[START]

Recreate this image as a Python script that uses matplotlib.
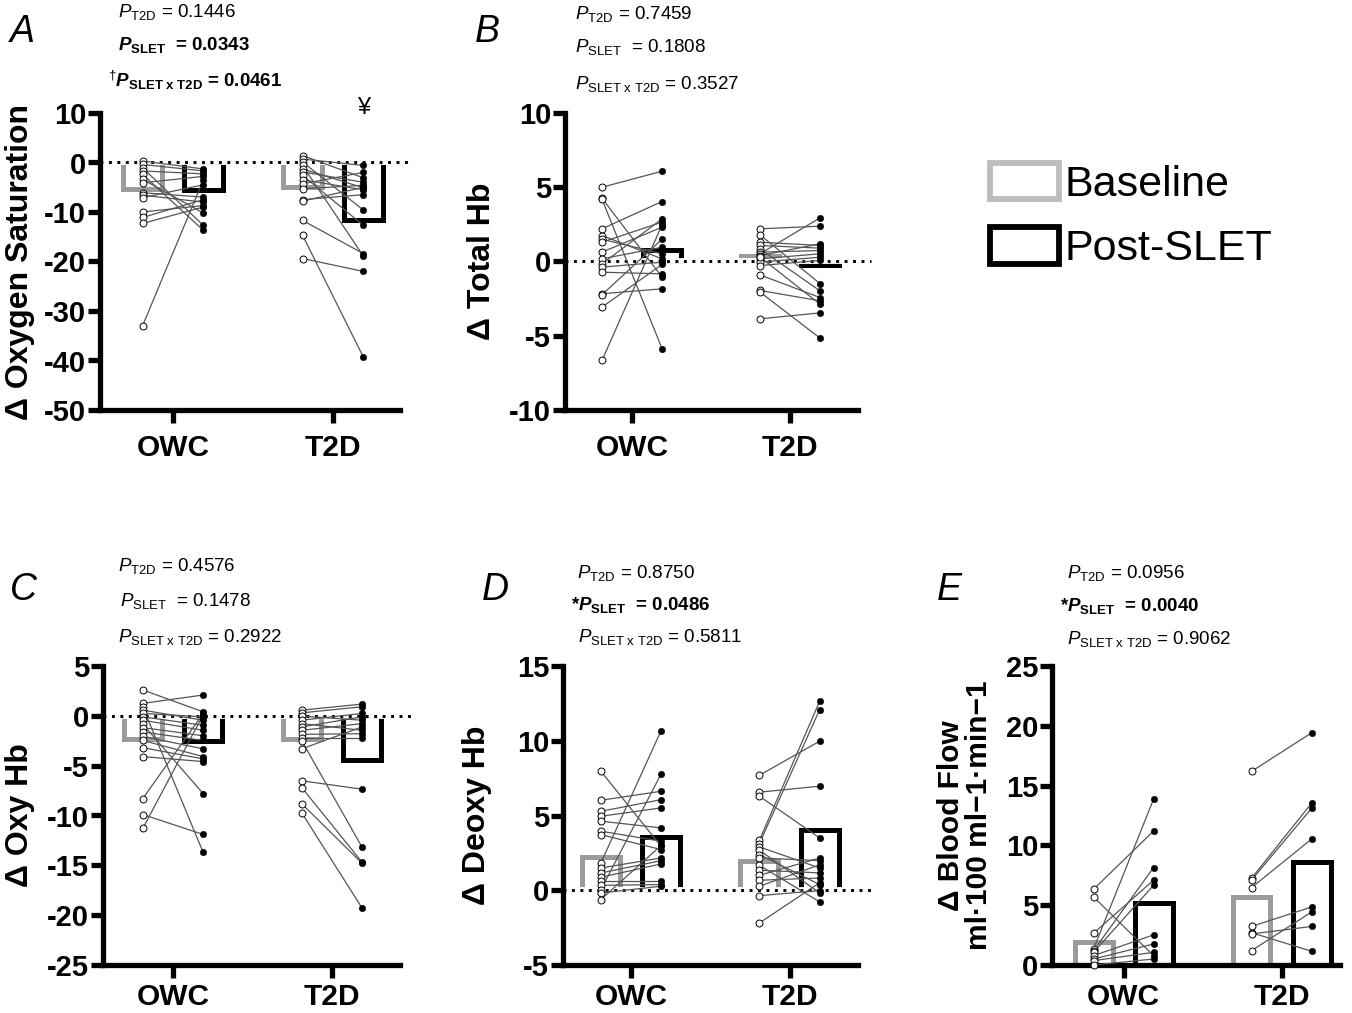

[END]
[START]

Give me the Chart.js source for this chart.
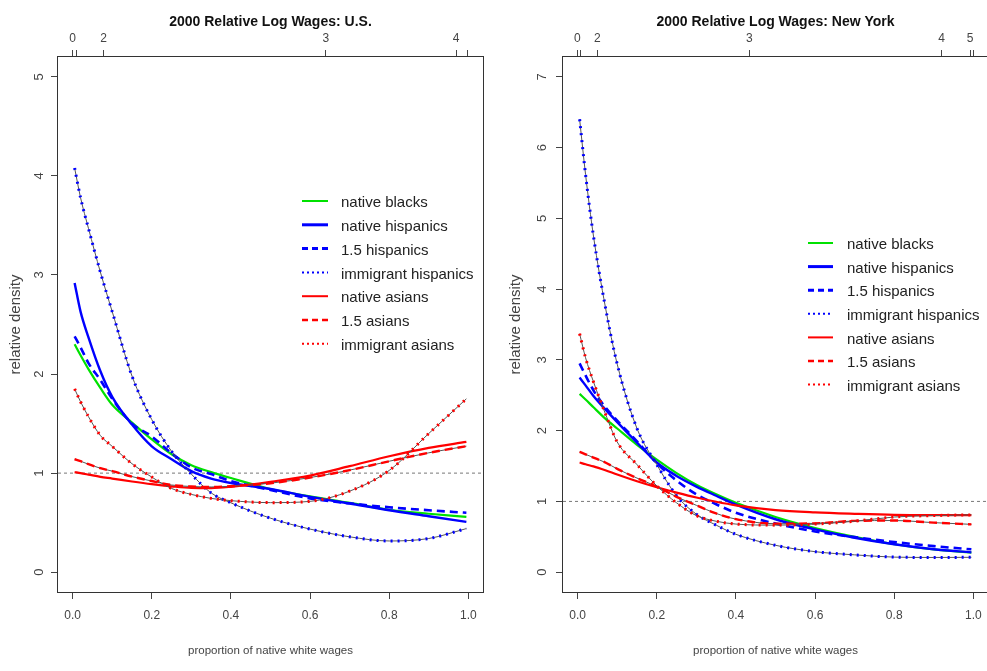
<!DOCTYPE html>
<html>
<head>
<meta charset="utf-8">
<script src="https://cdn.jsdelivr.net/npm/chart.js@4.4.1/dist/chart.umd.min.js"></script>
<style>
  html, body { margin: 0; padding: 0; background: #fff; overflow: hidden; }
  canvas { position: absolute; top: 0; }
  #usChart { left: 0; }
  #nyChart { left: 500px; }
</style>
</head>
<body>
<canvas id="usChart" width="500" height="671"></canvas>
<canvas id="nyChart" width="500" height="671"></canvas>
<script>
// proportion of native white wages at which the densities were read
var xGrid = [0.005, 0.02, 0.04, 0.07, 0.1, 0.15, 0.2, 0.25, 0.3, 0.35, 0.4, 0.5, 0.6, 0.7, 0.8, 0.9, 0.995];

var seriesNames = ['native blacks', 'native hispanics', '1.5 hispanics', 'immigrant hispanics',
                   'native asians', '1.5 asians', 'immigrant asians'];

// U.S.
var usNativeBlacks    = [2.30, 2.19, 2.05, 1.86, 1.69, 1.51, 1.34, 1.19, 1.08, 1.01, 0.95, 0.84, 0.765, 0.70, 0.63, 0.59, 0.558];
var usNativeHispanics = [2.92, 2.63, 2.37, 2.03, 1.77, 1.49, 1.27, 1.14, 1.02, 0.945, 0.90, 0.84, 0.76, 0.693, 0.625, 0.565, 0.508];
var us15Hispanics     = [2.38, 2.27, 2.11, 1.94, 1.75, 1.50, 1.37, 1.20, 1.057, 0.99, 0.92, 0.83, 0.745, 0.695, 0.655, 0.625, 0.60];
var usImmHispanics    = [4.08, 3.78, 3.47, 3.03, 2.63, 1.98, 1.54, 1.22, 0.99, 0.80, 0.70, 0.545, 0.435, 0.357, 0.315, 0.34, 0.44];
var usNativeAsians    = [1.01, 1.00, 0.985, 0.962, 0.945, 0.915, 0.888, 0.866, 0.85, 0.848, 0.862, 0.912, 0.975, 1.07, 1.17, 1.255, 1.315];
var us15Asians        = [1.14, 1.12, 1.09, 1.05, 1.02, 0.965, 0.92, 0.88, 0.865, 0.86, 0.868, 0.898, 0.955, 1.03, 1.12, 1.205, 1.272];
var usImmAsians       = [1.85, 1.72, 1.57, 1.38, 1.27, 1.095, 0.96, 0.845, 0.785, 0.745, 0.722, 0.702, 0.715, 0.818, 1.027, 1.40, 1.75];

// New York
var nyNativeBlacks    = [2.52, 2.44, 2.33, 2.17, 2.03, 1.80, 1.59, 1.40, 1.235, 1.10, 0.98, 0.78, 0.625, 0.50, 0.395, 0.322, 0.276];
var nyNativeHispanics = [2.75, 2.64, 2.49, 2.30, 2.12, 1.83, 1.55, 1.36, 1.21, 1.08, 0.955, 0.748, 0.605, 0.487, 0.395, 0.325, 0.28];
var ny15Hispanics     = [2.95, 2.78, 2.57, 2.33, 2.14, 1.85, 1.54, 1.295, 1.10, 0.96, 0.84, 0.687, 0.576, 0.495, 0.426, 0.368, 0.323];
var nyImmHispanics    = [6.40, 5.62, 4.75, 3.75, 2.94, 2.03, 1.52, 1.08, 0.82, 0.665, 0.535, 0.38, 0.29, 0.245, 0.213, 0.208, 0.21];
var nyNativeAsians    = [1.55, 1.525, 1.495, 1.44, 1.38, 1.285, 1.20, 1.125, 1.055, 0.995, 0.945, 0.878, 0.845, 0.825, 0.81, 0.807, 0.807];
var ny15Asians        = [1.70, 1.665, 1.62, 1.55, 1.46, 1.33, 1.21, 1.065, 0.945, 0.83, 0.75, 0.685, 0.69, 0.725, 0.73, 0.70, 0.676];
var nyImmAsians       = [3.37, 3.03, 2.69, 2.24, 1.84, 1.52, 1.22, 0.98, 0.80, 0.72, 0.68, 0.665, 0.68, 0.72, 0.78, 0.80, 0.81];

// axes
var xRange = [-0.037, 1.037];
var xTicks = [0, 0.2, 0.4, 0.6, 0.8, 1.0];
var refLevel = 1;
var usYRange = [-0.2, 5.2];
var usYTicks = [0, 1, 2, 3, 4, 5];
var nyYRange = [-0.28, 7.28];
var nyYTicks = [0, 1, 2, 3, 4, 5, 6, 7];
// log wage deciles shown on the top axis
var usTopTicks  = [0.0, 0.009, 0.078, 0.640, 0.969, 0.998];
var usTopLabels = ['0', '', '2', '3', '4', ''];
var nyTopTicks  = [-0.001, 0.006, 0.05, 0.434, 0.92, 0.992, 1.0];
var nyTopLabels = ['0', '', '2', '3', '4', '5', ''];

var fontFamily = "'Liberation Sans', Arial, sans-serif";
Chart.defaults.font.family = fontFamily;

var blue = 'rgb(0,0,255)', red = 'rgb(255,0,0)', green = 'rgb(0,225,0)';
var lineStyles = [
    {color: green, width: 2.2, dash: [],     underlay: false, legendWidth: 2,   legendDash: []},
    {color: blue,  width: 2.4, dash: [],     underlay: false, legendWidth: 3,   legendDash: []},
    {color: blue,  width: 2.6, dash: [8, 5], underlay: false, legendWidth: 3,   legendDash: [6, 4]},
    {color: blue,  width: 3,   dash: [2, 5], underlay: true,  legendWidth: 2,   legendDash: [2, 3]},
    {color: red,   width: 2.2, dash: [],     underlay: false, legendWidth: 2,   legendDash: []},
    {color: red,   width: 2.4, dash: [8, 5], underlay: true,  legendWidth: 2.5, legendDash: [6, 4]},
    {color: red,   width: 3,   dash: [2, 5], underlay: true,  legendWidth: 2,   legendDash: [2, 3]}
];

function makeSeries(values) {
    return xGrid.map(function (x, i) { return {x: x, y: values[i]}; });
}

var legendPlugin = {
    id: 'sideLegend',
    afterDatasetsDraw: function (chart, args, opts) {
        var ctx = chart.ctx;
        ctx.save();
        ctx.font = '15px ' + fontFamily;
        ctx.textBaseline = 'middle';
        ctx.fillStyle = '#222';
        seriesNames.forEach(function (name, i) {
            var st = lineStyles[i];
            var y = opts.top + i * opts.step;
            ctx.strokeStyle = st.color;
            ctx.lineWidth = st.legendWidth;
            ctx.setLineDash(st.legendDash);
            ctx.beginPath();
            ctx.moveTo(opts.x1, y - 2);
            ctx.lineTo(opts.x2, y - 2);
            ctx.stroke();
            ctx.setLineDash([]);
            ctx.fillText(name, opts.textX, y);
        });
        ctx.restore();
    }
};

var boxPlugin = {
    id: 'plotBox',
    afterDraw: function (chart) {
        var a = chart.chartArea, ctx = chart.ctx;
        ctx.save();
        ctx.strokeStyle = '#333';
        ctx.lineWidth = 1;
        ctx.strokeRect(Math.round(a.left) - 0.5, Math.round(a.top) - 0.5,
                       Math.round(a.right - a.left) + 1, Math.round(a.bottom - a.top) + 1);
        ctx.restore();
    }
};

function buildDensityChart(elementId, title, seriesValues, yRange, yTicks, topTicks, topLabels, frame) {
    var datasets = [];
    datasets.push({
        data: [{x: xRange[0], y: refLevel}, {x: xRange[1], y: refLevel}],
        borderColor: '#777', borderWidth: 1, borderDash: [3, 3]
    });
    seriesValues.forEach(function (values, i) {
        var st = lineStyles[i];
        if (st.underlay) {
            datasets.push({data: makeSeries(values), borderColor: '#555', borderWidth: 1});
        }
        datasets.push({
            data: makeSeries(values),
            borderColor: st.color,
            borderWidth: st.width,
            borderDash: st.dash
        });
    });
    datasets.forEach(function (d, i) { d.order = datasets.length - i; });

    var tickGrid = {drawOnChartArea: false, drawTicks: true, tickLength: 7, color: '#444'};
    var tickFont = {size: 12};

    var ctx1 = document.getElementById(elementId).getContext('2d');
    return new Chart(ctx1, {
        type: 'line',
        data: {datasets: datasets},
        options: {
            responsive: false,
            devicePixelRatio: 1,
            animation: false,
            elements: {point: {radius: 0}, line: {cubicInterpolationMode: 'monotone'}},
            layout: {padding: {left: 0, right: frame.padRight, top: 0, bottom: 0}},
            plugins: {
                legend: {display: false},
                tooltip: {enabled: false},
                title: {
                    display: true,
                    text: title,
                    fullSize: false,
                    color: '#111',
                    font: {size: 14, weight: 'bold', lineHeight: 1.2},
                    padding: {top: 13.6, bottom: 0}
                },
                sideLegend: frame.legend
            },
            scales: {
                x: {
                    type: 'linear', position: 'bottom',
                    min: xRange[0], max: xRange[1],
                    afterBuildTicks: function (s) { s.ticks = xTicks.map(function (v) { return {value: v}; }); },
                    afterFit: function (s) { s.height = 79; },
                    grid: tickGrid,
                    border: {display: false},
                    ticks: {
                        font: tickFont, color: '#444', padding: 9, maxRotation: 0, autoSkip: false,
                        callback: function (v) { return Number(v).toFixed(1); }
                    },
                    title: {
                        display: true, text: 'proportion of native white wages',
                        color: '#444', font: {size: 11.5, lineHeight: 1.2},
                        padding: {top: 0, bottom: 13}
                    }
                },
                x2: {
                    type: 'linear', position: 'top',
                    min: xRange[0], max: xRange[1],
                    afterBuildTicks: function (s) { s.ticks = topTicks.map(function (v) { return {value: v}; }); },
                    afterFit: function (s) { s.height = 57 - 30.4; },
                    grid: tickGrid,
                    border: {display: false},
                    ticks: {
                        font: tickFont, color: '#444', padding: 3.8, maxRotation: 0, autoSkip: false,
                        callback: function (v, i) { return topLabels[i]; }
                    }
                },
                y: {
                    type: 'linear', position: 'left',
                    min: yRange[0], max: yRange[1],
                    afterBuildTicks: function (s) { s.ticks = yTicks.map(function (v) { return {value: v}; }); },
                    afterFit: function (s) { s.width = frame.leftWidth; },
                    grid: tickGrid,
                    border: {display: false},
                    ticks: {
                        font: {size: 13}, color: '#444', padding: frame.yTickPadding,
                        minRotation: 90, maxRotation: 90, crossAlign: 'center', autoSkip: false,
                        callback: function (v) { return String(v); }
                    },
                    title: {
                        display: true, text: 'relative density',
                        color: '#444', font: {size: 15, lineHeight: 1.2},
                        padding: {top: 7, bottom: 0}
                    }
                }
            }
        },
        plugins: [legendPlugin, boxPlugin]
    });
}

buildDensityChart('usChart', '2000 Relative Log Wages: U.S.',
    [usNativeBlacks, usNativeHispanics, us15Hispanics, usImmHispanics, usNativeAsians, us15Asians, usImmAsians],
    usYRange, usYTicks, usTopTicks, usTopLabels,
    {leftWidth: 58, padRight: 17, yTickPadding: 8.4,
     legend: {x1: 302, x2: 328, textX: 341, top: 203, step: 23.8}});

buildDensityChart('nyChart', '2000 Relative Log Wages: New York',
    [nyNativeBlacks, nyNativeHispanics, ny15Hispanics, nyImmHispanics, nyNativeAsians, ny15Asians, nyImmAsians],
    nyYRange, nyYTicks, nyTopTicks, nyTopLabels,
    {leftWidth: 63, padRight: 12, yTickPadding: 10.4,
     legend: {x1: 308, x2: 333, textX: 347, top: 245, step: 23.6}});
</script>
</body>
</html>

[END]

Look above for the line with "Give me the Chart.js source for this chart."; quote it and every line after it, stopping after the line with "asians', 'immigrant asians'];", exactly, with nothing added and without pictures.

*Solution to this exercise*
Give me the Chart.js source for this chart.
<!DOCTYPE html>
<html>
<head>
<meta charset="utf-8">
<script src="https://cdn.jsdelivr.net/npm/chart.js@4.4.1/dist/chart.umd.min.js"></script>
<style>
  html, body { margin: 0; padding: 0; background: #fff; overflow: hidden; }
  canvas { position: absolute; top: 0; }
  #usChart { left: 0; }
  #nyChart { left: 500px; }
</style>
</head>
<body>
<canvas id="usChart" width="500" height="671"></canvas>
<canvas id="nyChart" width="500" height="671"></canvas>
<script>
// proportion of native white wages at which the densities were read
var xGrid = [0.005, 0.02, 0.04, 0.07, 0.1, 0.15, 0.2, 0.25, 0.3, 0.35, 0.4, 0.5, 0.6, 0.7, 0.8, 0.9, 0.995];

var seriesNames = ['native blacks', 'native hispanics', '1.5 hispanics', 'immigrant hispanics',
                   'native asians', '1.5 asians', 'immigrant asians'];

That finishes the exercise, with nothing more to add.